Für die gärenden Umwälzungen, die 17 Jahre später in die Oktoberrevolution münden sollten, war Rilke weitaus weniger empfänglich. In den Erinnerungen der Autorin Sofia Schill stößt man auf die auch in diesen Tagen wieder aktuelle Konstellation von Fortschrittsskepsis, Ursprungssehnsucht und Europafeindlichkeit: „Sie suchten allerorts das echte Antlitz Russlands“, schreibt Schill über die Reisenden. „Je weiter es von der Literatur und dem Europäertum entfernt war, um so besser.“ Rilke, der Urvater aller Russlandversteher.

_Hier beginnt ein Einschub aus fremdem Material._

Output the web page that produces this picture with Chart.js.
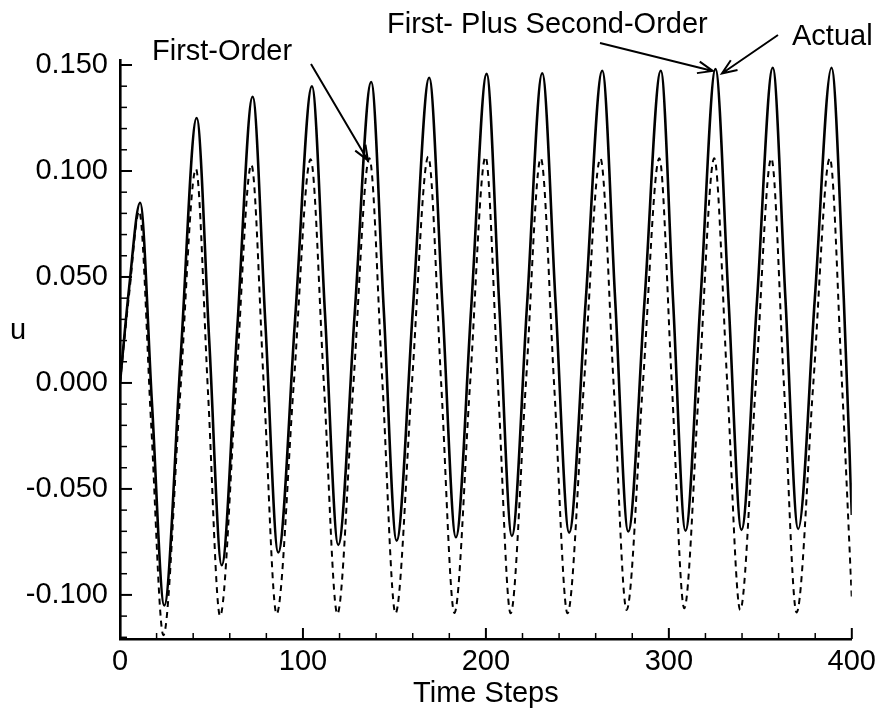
<!DOCTYPE html>
<html>
<head>
<meta charset="utf-8">
<script src="https://cdn.jsdelivr.net/npm/chart.js@4.4.1/dist/chart.umd.min.js"></script>
<style>
  html, body { margin: 0; padding: 0; background: #fff; }
  #wrap { width: 882px; height: 715px; position: relative; }
</style>
</head>
<body>
<div id="wrap"><canvas id="uChart"></canvas></div>
<script>
// values (time step, u)
const actualSteps = [0, 5, 11, 17.5, 24.2, 33, 41.9, 48.8, 55.6, 64, 72.5, 79.5, 86.5, 95.7, 104.9, 112.1, 119.3, 128.3, 137.3, 144.2, 151.2, 160.1, 169, 176.3, 183.6, 192, 200.4, 207.3, 214.2, 222.5, 230.8, 238.1, 245.5, 254.5, 263.6, 270.7, 277.8, 286.7, 295.6, 302.3, 309.1, 317.3, 325.5, 332.6, 339.7, 348.2, 356.8, 363.7, 370.7, 379.8, 388.9, 395.6, 400];
const actualU = [0, 0.045, 0.085, -0.010, -0.105, 0.010, 0.125, 0.0195, -0.086, 0.0245, 0.135, 0.0275, -0.080, 0.030, 0.140, 0.0318, -0.0764, 0.033, 0.142, 0.034, -0.0744, 0.035, 0.144, 0.0357, -0.0728, 0.036, 0.1458, 0.0368, -0.0722, 0.037, 0.1461, 0.0377, -0.0706, 0.038, 0.1473, 0.0386, -0.0701, 0.0386, 0.1473, 0.039, -0.0697, 0.0392, 0.1481, 0.0394, -0.0693, 0.039, 0.1487, 0.040, -0.0689, 0.040, 0.1487, 0.040, -0.0623];

const firstSteps = [0, 5, 10.5, 17, 23.7, 32.6, 41.5, 48.1, 54.7, 63.3, 71.8, 78.7, 85.6, 94.9, 104.2, 111.5, 118.8, 127.5, 136.3, 143.5, 150.6, 159.5, 168.5, 175.6, 182.8, 191.3, 199.8, 206.6, 213.5, 221.8, 230, 237.3, 244.6, 253.6, 262.6, 269.8, 276.9, 285.8, 294.8, 301.6, 308.4, 316.6, 324.8, 331.9, 339, 347.5, 356, 362.9, 369.8, 378.9, 388, 394.5, 400];
const firstU = [0, 0.042, 0.081, -0.019, -0.119, -0.009, 0.101, -0.0045, -0.110, -0.003, 0.103, -0.003, -0.109, -0.0015, 0.1055, -0.0015, -0.109, -0.0015, 0.106, -0.001, -0.1087, -0.001, 0.1067, -0.001, -0.1085, -0.001, 0.1067, -0.001, -0.1087, -0.001, 0.106, -0.001, -0.1087, -0.0005, 0.106, -0.0005, -0.1071, -0.0005, 0.106, 0, -0.1063, 0, 0.106, 0, -0.1071, -0.001, 0.106, -0.001, -0.1083, -0.001, 0.106, 0.002, -0.1016];

const xTicks = [0, 100, 200, 300, 400];
const yTicks = [-0.100, -0.050, 0.000, 0.050, 0.100, 0.150];

const FONT = '"Liberation Sans", Arial, Helvetica, sans-serif';

const pairs = (xs, ys) => xs.map((x, i) => ({ x: x, y: ys[i] }));

// inward tick marks, arrows and the callout labels
const decorations = {
  id: 'decorations',
  afterDraw(chart) {
    const ctx = chart.ctx;
    const xs = chart.scales.x, ys = chart.scales.y;
    const area = chart.chartArea;
    ctx.save();
    ctx.strokeStyle = '#000';
    ctx.fillStyle = '#000';
    ctx.lineCap = 'butt';

    // x ticks
    for (let v = 0; v <= 400; v += 20) {
      const px = xs.getPixelForValue(v);
      const major = xTicks.includes(v);
      ctx.lineWidth = major ? 2 : 1.5;
      ctx.beginPath();
      ctx.moveTo(px, area.bottom);
      ctx.lineTo(px, area.bottom - (major ? 11 : 6));
      ctx.stroke();
    }
    // y ticks
    for (let k = -12; k <= 15; k++) {
      const v = k / 100;
      const py = ys.getPixelForValue(v);
      const major = k % 5 === 0;
      ctx.lineWidth = major ? 2 : 1.5;
      ctx.beginPath();
      ctx.moveTo(area.left, py);
      ctx.lineTo(area.left + (major ? 12 : 7), py);
      ctx.stroke();
    }

    ctx.font = '29px ' + FONT;
    ctx.textBaseline = 'alphabetic';
    ctx.textAlign = 'left';
    ctx.fillText('First-Order', 152, 60);
    ctx.fillText('First- Plus Second-Order', 387, 33);
    ctx.fillText('Actual', 792, 45);

    ctx.textBaseline = 'middle';
    ctx.textAlign = 'center';
    ctx.fillText('u', 18, 331);

    const arrow = (x0, y0, x1, y1) => {
      ctx.lineWidth = 2;
      ctx.beginPath();
      ctx.moveTo(x0, y0);
      ctx.lineTo(x1, y1);
      const a = Math.atan2(y1 - y0, x1 - x0);
      const len = 16, spread = 0.38;
      ctx.moveTo(x1 - len * Math.cos(a - spread), y1 - len * Math.sin(a - spread));
      ctx.lineTo(x1, y1);
      ctx.lineTo(x1 - len * Math.cos(a + spread), y1 - len * Math.sin(a + spread));
      ctx.stroke();
    };
    arrow(311, 64, xs.getPixelForValue(135.5), ys.getPixelForValue(0.105));
    arrow(600, 43, xs.getPixelForValue(324), ys.getPixelForValue(0.1472));
    arrow(778, 35, xs.getPixelForValue(329), ys.getPixelForValue(0.146));
    ctx.restore();
  }
};

new Chart(document.getElementById('uChart'), {
  type: 'line',
  data: {
    datasets: [
      {
        label: 'Actual',
        data: pairs(actualSteps, actualU),
        borderColor: '#000',
        borderWidth: 2.6,
        pointRadius: 0,
        cubicInterpolationMode: 'monotone',
        fill: false
      },
      {
        label: 'First-Order',
        data: pairs(firstSteps, firstU),
        borderColor: '#000',
        borderWidth: 2,
        borderDash: [6, 5],
        pointRadius: 0,
        cubicInterpolationMode: 'monotone',
        fill: false
      }
    ]
  },
  options: {
    responsive: true,
    maintainAspectRatio: false,
    animation: false,
    events: [],
    layout: { padding: { top: 60, right: 30, left: 0, bottom: 0 } },
    plugins: { legend: { display: false }, tooltip: { enabled: false } },
    scales: {
      x: {
        type: 'linear',
        min: 0,
        max: 400,
        afterFit: s => { s.height = 76; },
        afterBuildTicks: s => { s.ticks = xTicks.map(v => ({ value: v })); },
        ticks: { color: '#000', font: { family: FONT, size: 29 }, padding: 6, maxRotation: 0 },
        grid: { display: true, drawOnChartArea: false, drawTicks: false },
        border: { display: true, color: '#000', width: 2.6 },
        title: { display: true, text: 'Time Steps', color: '#000', font: { family: FONT, size: 29 }, padding: { top: 0, bottom: 4 } }
      },
      y: {
        min: -0.1208,
        max: 0.15236,
        afterFit: s => { s.width = 120; },
        afterBuildTicks: s => { s.ticks = yTicks.map(v => ({ value: v })); },
        ticks: { color: '#000', font: { family: FONT, size: 29 }, padding: 12, callback: v => v.toFixed(3) },
        grid: { display: true, drawOnChartArea: false, drawTicks: false },
        border: { display: true, color: '#000', width: 2.6 }
      }
    }
  },
  plugins: [decorations]
});
</script>
</body>
</html>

Weil das dann doch ein zu einseitiges Bild abgeben würde, durchzieht den Ausstellungsparcours als visueller Kontrapunkt eine Fotofolge heutiger Reisender. Die FAZ-Fotografin Barbara Klemm und Mirko Krazanovic, der die einstige Route nachgefahren ist, zeigen eine Lebenswelt, vor der Rilke vermutlich die Augen nach innen gewendet hätte. Aber wer wiederum wüsste besser als er, dass das Schöne zugleich des Schrecklichen Anfang ist.